While neither Wynne nor Horwath want to see a Ford government form next month, the possibility of a coalition between the two left-leaning leaders if the Tories win a minority was ruled out Monday.
Horwath said there is no way she would join forces with the Liberals — appearing to go further than when she was asked Sunday about the possibility.
“I am unequivocally saying I have no interest in partnering up with that party,” Horwath said. “They have consistently made decisions that were in their own political best interest, decisions that were in the best interest of the well-connected Liberals and high-income earners that tend to be their friends.”

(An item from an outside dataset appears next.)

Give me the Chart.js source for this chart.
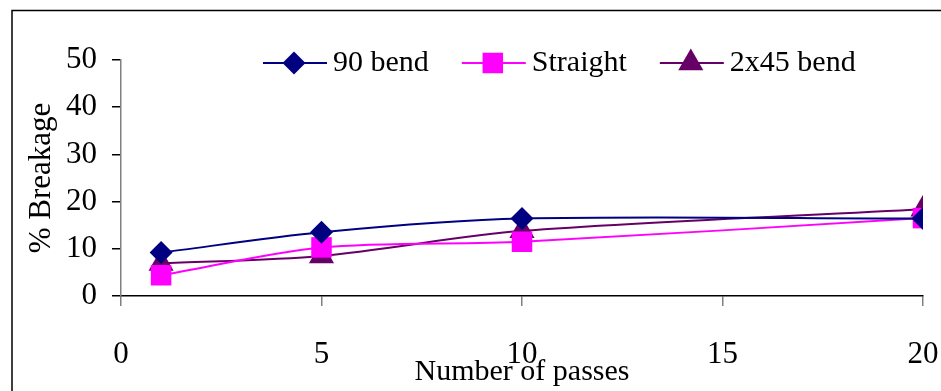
<!DOCTYPE html>
<html>
<head>
<meta charset="utf-8">
<script src="https://cdn.jsdelivr.net/npm/chart.js@4/dist/chart.umd.min.js"></script>
<style>
  html, body { margin: 0; padding: 0; background: #fff; overflow: hidden; }
  #wrap { width: 941px; height: 391px; }
  canvas { display: block; }
</style>
</head>
<body>
<div id="wrap"><canvas id="chart" width="941" height="391"></canvas></div>
<script>
// data
const passes = [1, 5, 10, 20];
const bend90 = [9.2, 13.5, 16.4, 16.4];
const straight = [4.4, 10.3, 11.5, 16.5];
const bend2x45 = [6.9, 8.5, 13.8, 18.4];
const seriesNames = ["90 bend", "Straight", "2x45 bend"];
const xTicks = [0, 5, 10, 15, 20];
const yTicks = [0, 10, 20, 30, 40, 50];

const FONT = "'Liberation Serif', 'Times New Roman', serif";

const toPoints = (vals) => vals.map((v, i) => ({ x: passes[i], y: v }));

//draws one marker the same way for the legend
function drawMarker(ctx, style, x, y, r, color) {
  ctx.save();
  ctx.fillStyle = color;
  ctx.beginPath();
  if (style === "rectRot") {
    ctx.moveTo(x, y - r);
    ctx.lineTo(x + r, y);
    ctx.lineTo(x, y + r);
    ctx.lineTo(x - r, y);
  } else if (style === "rect") {
    const s = Math.SQRT1_2 * r;
    ctx.rect(x - s, y - s, 2 * s, 2 * s);
  } else {
    const h = r * Math.sqrt(3) / 2;
    ctx.moveTo(x, y - r);
    ctx.lineTo(x + h, y + r / 2);
    ctx.lineTo(x - h, y + r / 2);
  }
  ctx.closePath();
  ctx.fill();
  ctx.restore();
}

// frame round the chart + legend inside the plot area
const framePlugin = {
  id: "frame",
  beforeDraw(chart) {
    const ctx = chart.ctx;
    ctx.save();
    ctx.strokeStyle = "#000";
    ctx.lineWidth = 1.5;
    ctx.strokeRect(12, 10.5, 2000, 2000);
    ctx.restore();
  },
  afterDraw(chart) {
    const ctx = chart.ctx;
    let x = 263;
    const y = 63;
    ctx.save();
    ctx.font = "30px " + FONT;
    ctx.textBaseline = "middle";
    chart.data.datasets.forEach((ds) => {
      ctx.strokeStyle = ds.borderColor;
      ctx.lineWidth = 2;
      ctx.beginPath();
      ctx.moveTo(x, y);
      ctx.lineTo(x + 64, y);
      ctx.stroke();
      drawMarker(ctx, ds.pointStyle, x + 31, y, ds.pointRadius, ds.backgroundColor);
      ctx.fillStyle = "#000";
      ctx.fillText(ds.label, x + 70, y);
      x += 70 + ctx.measureText(ds.label).width + 33;
    });
    ctx.restore();
  },
};

const chart = new Chart("chart", {
  type: "line",
  data: {
    datasets: [
      {
        label: seriesNames[0],
        data: toPoints(bend90),
        borderColor: "#000080",
        backgroundColor: "#000080",
        pointStyle: "rectRot",
        pointRadius: 11.5,
        pointBorderWidth: 0,
      },
      {
        label: seriesNames[1],
        data: toPoints(straight),
        borderColor: "#FF00FF",
        backgroundColor: "#FF00FF",
        pointStyle: "rect",
        pointRadius: 14.5,
        pointBorderWidth: 0,
      },
      {
        label: seriesNames[2],
        data: toPoints(bend2x45),
        borderColor: "#660066",
        backgroundColor: "#660066",
        pointStyle: "triangle",
        pointRadius: 14.5,
        pointBorderWidth: 0,
      },
    ],
  },
  options: {
    responsive: false,
    animation: false,
    events: [],
    elements: {
      line: { borderWidth: 2, tension: 0.3, fill: false },
    },
    layout: { padding: { left: 12, top: 60, right: 18, bottom: 0 } },
    plugins: {
      legend: { display: false },
      tooltip: { enabled: false },
    },
    scales: {
      x: {
        type: "linear",
        min: 0,
        max: 20,
        afterBuildTicks: (s) => { s.ticks = xTicks.map((v) => ({ value: v })); },
        afterFit: (s) => { s.height = 95; s.paddingRight = 0; s.paddingLeft = 0; },
        border: { color: "#000", width: 1.5 },
        grid: { drawOnChartArea: false, drawTicks: true, tickLength: 10, color: "#808080", lineWidth: 1.5 },
        ticks: { color: "#000", padding: 30, maxRotation: 0, font: { family: FONT, size: 31 } },
        title: {
          display: true,
          text: "Number of passes",
          color: "#000",
          padding: { top: 0, bottom: 1 },
          font: { family: FONT, size: 30 },
        },
      },
      y: {
        min: 0,
        max: 50,
        afterBuildTicks: (s) => { s.ticks = yTicks.map((v) => ({ value: v })); },
        afterFit: (s) => { s.width = 109; s.paddingTop = 0; s.paddingBottom = 0; },
        border: { color: "#808080", width: 1.5 },
        grid: { drawOnChartArea: false, drawTicks: true, tickLength: 9, color: "#000", lineWidth: 1.5 },
        ticks: { color: "#000", padding: 15, font: { family: FONT, size: 31 } },
        title: {
          display: true,
          text: "% Breakage",
          color: "#000",
          padding: { top: 11, bottom: 0 },
          font: { family: FONT, size: 31 },
        },
      },
    },
  },
  plugins: [framePlugin],
});
</script>
</body>
</html>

Ford, meanwhile, said Ontarians don’t want a “backroom deal” that would keep Liberals in power.
“They don’t want the NDP making a backroom deal to prop up the Liberals,” he said at a stop in Niagara Falls. “They’re the same. When you look at the NDP who destroyed this province, then you look at the Liberals and how they destroyed this province, people want change.”
Wilfrid Laurier University political science professor Barry Kay said the Liberals’ focused attack on the NDP on Monday is a bad sign for the governing party.
“The NDP is moving up in the polls so the NDP is the party the Liberals are losing their votes towards,” he said.
“They have to start fighting back. At the beginning of the campaign they hoped that it was basically a two-horse race ... between the Liberals and Conservatives, but that is not the way the most recent polls have gone.”
In their scrutiny of the NDP platform, the Liberals said the New Democrats didn’t factor in government spending announced between last year’s budget and this year’s fiscal plan, creating a hole of at least $3-billion in their platform.
Horwath said the NDP plan was based on new spending programs the Liberals promised in their 2018 budget — substituted with the party’s campaign pledges. She added that her numbers have been verified by a former parliamentary budget officer.
The Liberals’ own deficit projections have been called into question by the financial accountability officer and the auditor general, though the Liberals chalk that up to a difference in accounting methods.
— With files from Colin Perkel and Liam Casey
Ford campaign says PCs would cancel some business grants
Doug Ford’s campaign says the Progressive Conservatives would cancel some business support programs if they form government next month, but would keep others.
The Tory leader was in Niagara Falls, Ont., today to talk about his plan to attract and retain business in Ontario, including lowering corporate income taxes from 11.5 per cent to 10.5 per cent.
The Liberals pointed out that Ford later held a photo-op at a company in Smithville, Ont., that received some federal funding to expand — which the Liberals called hypocritical since Ford has railed against so-called “corporate welfare.”
When asked if he supported such programs, Ford said the incentives he would give businesses in Ontario include eliminating red tape and regulations, lowering hydro rates, and fighting a federally mandated carbon tax.
Ford says “instead of picking winners and losers” he would lower business taxes for everyone.
Spokeswoman Melissa Lantsman later clarified that Ford would maintain regional economic development funds because some areas need help attracting investments, but he would get rid of the Jobs and Prosperity Fund, which she criticized as being “used to hand out money to handpicked insiders including Liberal donors.”
Green party releases energy-focused platform
Ontario’s Green party released its platform today, with the centrepiece promise a $4.2-billion program to give grants and loans to businesses and homeowners for energy conservation.
The Greens say they would move to a clean economy by supporting jobs in cleantech and would commit to a 100 per cent renewable energy supply by 2050.
The party wants to cancel the Liberal government’s hydro plan, which gives ratepayers 25 per cent off their electricity bills by borrowing billions of dollars.
The platform says the signature energy conservation program can be funded in part by saving $1.1 billion by closing the Pickering Nuclear station this year and buying hydro power from Quebec.
Leader Mike Schreiner says they would also mandate 20 per cent of units in new housing builds be affordable.
The party says it is running a full slate of candidates and that 52 per cent of them are women.